Summary
I have downloaded pre-trained LLM: deepseek-R1-1.5B, separately running on OneDNN and MKL_BLAS.
And get 10x slower:
model, tokenizer = load_model_for_profiling(
args.model,
torch_dtype,
random_weights=args.random_weights
)
# Apply MKLDNN/OneDNN optimization
if args.use_mkldnn:
model = mkldnn_utils.to_mkldnn(model)
# Prepare batch inputs
if args.batch_prompts:
# Use the provided list of prompts
prompts = args.batch_prompts
if len(prompts) < args.batch_size:
# If there are not enough prompts, repeat the last prompt
prompts.extend([prompts[-1]] * (args.batch_size - len(prompts)))
prompts = prompts[:args.batch_size]
else:
# Repeat the default prompt
prompts = [args.prompt] * args.batch_size
print(f"Preparing batch of {args.batch_size} prompts...")
inputs = tokenizer(prompts, return_tensors="pt", padding=True)
# Calculate number of prompt tokens
prompt_tokens = inputs["input_ids"].shape[1]
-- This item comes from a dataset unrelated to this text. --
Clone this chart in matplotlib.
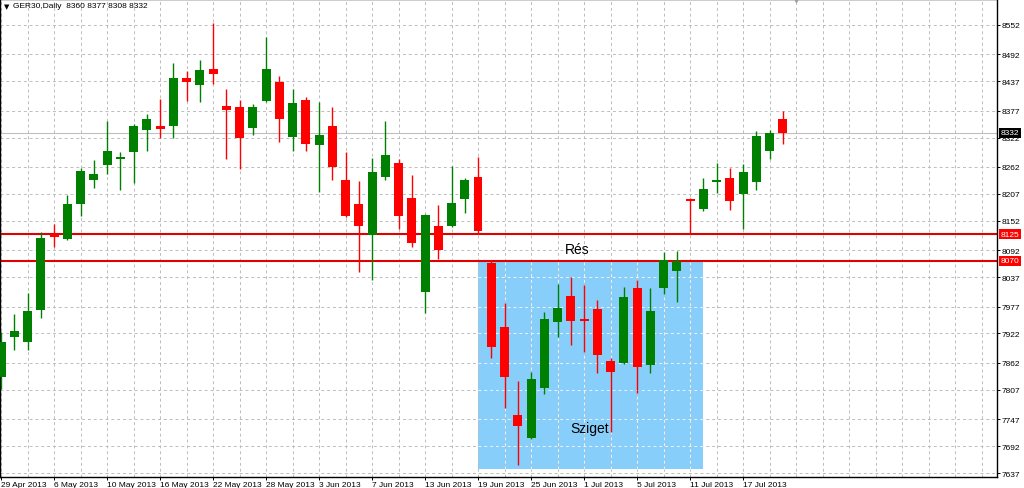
import matplotlib
matplotlib.use("Agg")
import matplotlib.pyplot as plt
import matplotlib.transforms as mtransforms
from matplotlib.patches import Rectangle

# ---------------- data ----------------
symbol = "GER30,Daily"
dates = ["29 Apr", "30 Apr", "2 May", "3 May", "6 May", "7 May", "8 May", "9 May",
         "10 May", "13 May", "14 May", "15 May", "16 May", "17 May", "20 May", "21 May",
         "22 May", "23 May", "24 May", "27 May", "28 May", "29 May", "30 May", "31 May",
         "3 Jun", "4 Jun", "5 Jun", "6 Jun", "7 Jun", "10 Jun", "11 Jun", "12 Jun",
         "13 Jun", "14 Jun", "17 Jun", "18 Jun", "19 Jun", "20 Jun", "21 Jun", "24 Jun",
         "25 Jun", "26 Jun", "27 Jun", "28 Jun", "1 Jul", "2 Jul", "3 Jul", "4 Jul",
         "5 Jul", "8 Jul", "9 Jul", "10 Jul", "11 Jul", "12 Jul", "15 Jul", "16 Jul",
         "17 Jul", "18 Jul", "19 Jul", "22 Jul"]
opens = [7833, 7914, 7905, 7969, 8125, 8114, 8187, 8236, 8267, 8279, 8293, 8337,
         8346, 8345, 8443, 8430, 8462, 8387, 8384, 8342, 8396, 8435, 8324, 8399,
         8307, 8345, 8235, 8186, 8124, 8242, 8270, 8199, 8007, 8142, 8142, 8197,
         8242, 8066, 7936, 7756, 7709, 7811, 7945, 7999, 7952, 7972, 7866, 7861,
         8014, 7858, 8014, 8050, 8197, 8177, 8232, 8240, 8206, 8232, 8295, 8360]
highs = [7925, 7962, 8005, 8129, 8146, 8205, 8260, 8276, 8355, 8292, 8349, 8371,
         8401, 8474, 8459, 8481, 8556, 8421, 8399, 8391, 8528, 8448, 8421, 8404,
         8394, 8384, 8292, 8233, 8280, 8356, 8278, 8246, 8166, 8184, 8265, 8240,
         8282, 8072, 7984, 7824, 7844, 7965, 8023, 8038, 8021, 7990, 7872, 8016,
         8032, 8014, 8088, 8090, 8198, 8240, 8270, 8259, 8268, 8336, 8338, 8377]
lows = [7809, 7889, 7889, 7954, 8099, 8113, 8161, 8220, 8247, 8214, 8229, 8295,
        8321, 8322, 8396, 8394, 8431, 8278, 8258, 8327, 8394, 8314, 8295, 8295,
        8211, 8235, 8160, 8047, 8032, 8235, 8135, 8099, 7964, 8075, 8140, 8169,
        8126, 7871, 7769, 7653, 7706, 7798, 7915, 7898, 7885, 7842, 7720, 7859,
        7800, 7841, 8003, 7986, 8125, 8172, 8208, 8175, 8135, 8214, 8278, 8308]
closes = [7905, 7927, 7968, 8117, 8118, 8186, 8253, 8247, 8294, 8281, 8346, 8359,
          8339, 8444, 8436, 8460, 8452, 8378, 8322, 8384, 8462, 8359, 8392, 8308,
          8328, 8263, 8161, 8142, 8252, 8287, 8162, 8106, 8163, 8092, 8188, 8235,
          8131, 7894, 7833, 7732, 7828, 7952, 7975, 7947, 7947, 7879, 7844, 7997,
          7854, 7967, 8073, 8071, 8193, 8218, 8235, 8193, 8252, 8325, 8331, 8332]

price_levels = [8552, 8492, 8437, 8377, 8322, 8262, 8207, 8152, 8092, 8037,
                7977, 7922, 7862, 7807, 7747, 7692, 7637]
date_tick_step = 4
year = "2013"

res_level = 8125          # "Rés" upper line
gap_level = 8070          # top of the island
island_start = 36         # bar index where the island box starts
island_end = 53           # bar index where the island box ends
island_bottom = 7646
res_text = "Rés"
island_text = "Sziget"

# ---------------- figure ----------------
W, H = 1024, 489
fig = plt.figure(figsize=(W / 100, H / 100), dpi=100)
fig.patch.set_facecolor("white")
ax = fig.add_axes([0, 11 / H, 997 / W, 478 / H])

bar_px = 13.25
ax.set_xlim(-1 / bar_px, 996 / bar_px)
ax.set_ylim(8552 - 452 * 2.0424, 8552 + 26 * 2.0424)

FONT = "Liberation Sans"
GREEN = "#008000"
RED = "#ff0000"
GRID = "#bcbcbc"

# grid
n_grid_x = int(996 / bar_px) + 1
for gx in range(0, n_grid_x, 2):
    ax.axvline(gx, color=GRID, lw=0.7, ls=(0, (3, 3)), zorder=1)
for lv in price_levels:
    ax.axhline(lv, color=GRID, lw=0.7, ls=(0, (3, 3)), zorder=1)

# island rectangle
ax.add_patch(Rectangle((island_start, island_bottom), island_end - island_start,
                       gap_level - island_bottom, facecolor="#87cefa",
                       edgecolor="none", zorder=0.5))

# grid over the island appears lighter
for gx in range(0, n_grid_x, 2):
    if island_start < gx < island_end:
        ax.plot([gx, gx], [island_bottom, gap_level], color="#e6f4fd", lw=0.7,
                ls=(0, (3, 3)), zorder=1.1)
for lv in price_levels:
    if island_bottom < lv < gap_level:
        ax.plot([island_start, island_end], [lv, lv], color="#e6f4fd", lw=0.7,
                ls=(0, (3, 3)), zorder=1.1)

# current price line
ax.axhline(closes[-1], color="#c0c0c0", lw=0.8, zorder=1.2)

# horizontal red lines
ax.axhline(res_level, color="#e00000", lw=1.5, zorder=2)
ax.axhline(gap_level, color="#e00000", lw=1.5, zorder=2)

# candles
body_w = 9 / bar_px
min_h = 3.0
for i, (o, h, l, c) in enumerate(zip(opens, highs, lows, closes)):
    col = GREEN if c >= o else RED
    ax.vlines(i, l, h, color=col, lw=1.0, zorder=3)
    bottom = min(o, c)
    height = max(abs(c - o), min_h)
    ax.add_patch(Rectangle((i - body_w / 2, bottom), body_w, height,
                           facecolor=col, edgecolor="none", zorder=4))

# texts
ax.text(43.5, 8095, res_text, fontsize=10, family=FONT, ha="center", va="center",
        zorder=5)
ax.text(44.45, 7729, island_text, fontsize=10, family=FONT, ha="center",
        va="center", zorder=5)

# header
ax.text(4 / 997, 1 - 7 / 478, "▼", transform=ax.transAxes, fontsize=5,
        family="DejaVu Sans", ha="left", va="center", zorder=6)
ax.text(13 / 997, 1 - 7 / 478,
        f"{symbol}  {opens[-1]} {highs[-1]} {lows[-1]} {closes[-1]}",
        transform=ax.transAxes, fontsize=6.0, family=FONT, ha="left", va="center",
        zorder=6)

# chart shift marker
ax.plot([len(dates)], [1.0], marker="v", color="#a0a0a0", ms=5,
        transform=mtransforms.blended_transform_factory(ax.transData, ax.transAxes),
        clip_on=False, zorder=6)

# axes / ticks
for sp in ax.spines.values():
    sp.set_color("black")
    sp.set_linewidth(1.0)

ax.yaxis.tick_right()
ax.set_yticks(price_levels)
ax.set_yticklabels([str(v) for v in price_levels])
ax.tick_params(axis="y", direction="out", length=2.5, width=0.7, pad=1,
               labelsize=6, colors="black")

tick_idx = list(range(0, len(dates), date_tick_step))
ax.set_xticks(tick_idx)
ax.set_xticklabels([f"{dates[i]} {year}" for i in tick_idx])
ax.tick_params(axis="x", direction="out", length=2.5, width=0.7, pad=0.3,
               labelsize=6, colors="black")
for lab in ax.get_xticklabels():
    lab.set_horizontalalignment("left")
    lab.set_family(FONT)
for lab in ax.get_yticklabels():
    lab.set_family(FONT)

# highlighted price labels
blend = mtransforms.blended_transform_factory(ax.transAxes, ax.transData)
for val, bg in [(res_level, "#ff0000"), (gap_level, "#ff0000"), (closes[-1], "black")]:
    ax.text(1.0035, val, str(val), transform=blend, fontsize=6, family=FONT,
            color="white", ha="left", va="center", clip_on=False, zorder=7,
            bbox=dict(facecolor=bg, edgecolor="none", pad=1.2))

fig.savefig("out.png", dpi=100, facecolor="white")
performance_data["prompt_tokens"] = prompt_tokens
inputs = {key: val.to(device) for key, val in inputs.items()}
def inference_fn():
with torch.no_grad():
for _ in range(args.iterations):
if args.use_mkldnn and args.mkldnn_verbose:
with torch.backends.mkldnn.verbose(torch.backends.mkldnn.VERBOSE_ON):
outputs = model(**inputs)
else:
outputs = model(**inputs)
I have checked the onednn_verbose log info, and realized that the cost of aten::linear is mainly about the reorder:
onednn_verbose,primitive,exec,cpu,inner_product,brgemm:avx512_core,forward_training,src_f32:a:blocked:ab::f0 wei_f32:a:blocked:AB16b64a::f0 bia_f32:a:blocked:a::f0 dst_f32:a:blocked:ab::f0,attr-scratchpad:user,,mb1ic1536oc8960,0.596924
onednn_verbose,primitive,exec,cpu,reorder,simple:any,undef,src_f32::blocked:abc::f0 dst_f32::blocked:abc::f0,attr-scratchpad:user,,1x1x8960,4.28809
onednn_verbose,primitive,exec,cpu,reorder,simple:any,undef,src_f32::blocked:abc::f0 dst_f32::blocked:abc::f0,attr-scratchpad:user,,1x1x1536,0.0109863
onednn_verbose,primitive,exec,cpu,reorder,jit:uni,undef,src_f32::blocked:ab::f0 dst_f32::blocked:AB16b64a::f0,attr-scratchpad:user,,8960x1536,4.32202
onednn_verbose,primitive,exec,cpu,inner_product,brgemm:avx512_core,forward_training,src_f32:a:blocked:ab::f0 wei_f32:a:blocked:AB16b64a::f0 bia_f32:a:blocked:a::f0 dst_f32:a:blocked:ab::f0,attr-scratchpad:user,,mb1ic1536oc8960,0.611816
onednn_verbose,primitive,exec,cpu,reorder,simple:any,undef,src_f32::blocked:abc::f0 dst_f32::blocked:abc::f0,attr-scratchpad:user,,1x1x8960,0.059082
onednn_verbose,primitive,exec,cpu,reorder,simple:any,undef,src_f32::blocked:abc::f0 dst_f32::blocked:abc::f0,attr-scratchpad:user,,1x1x8960,0.013916
onednn_verbose,primitive,exec,cpu,reorder,jit:uni,undef,src_f32::blocked:ab::f0 dst_f32::blocked:AB16b64a::f0,attr-scratchpad:user,,1536x8960,4.17603
onednn_verbose,primitive,exec,cpu,inner_product,brgemm:avx512_core,forward_training,src_f32:a:blocked:ab::f0 wei_f32:a:blocked:AB16b64a::f0 bia_f32:a:blocked:a::f0 dst_f32:a:blocked:ab::f0,attr-scratchpad:user,,mb1ic8960oc1536,0.780029
My question is, is there a way to directly convert a pretrained model’s weights downloaded from PyTorch into onednn format, so that future linear operations don’t need to perform reordering?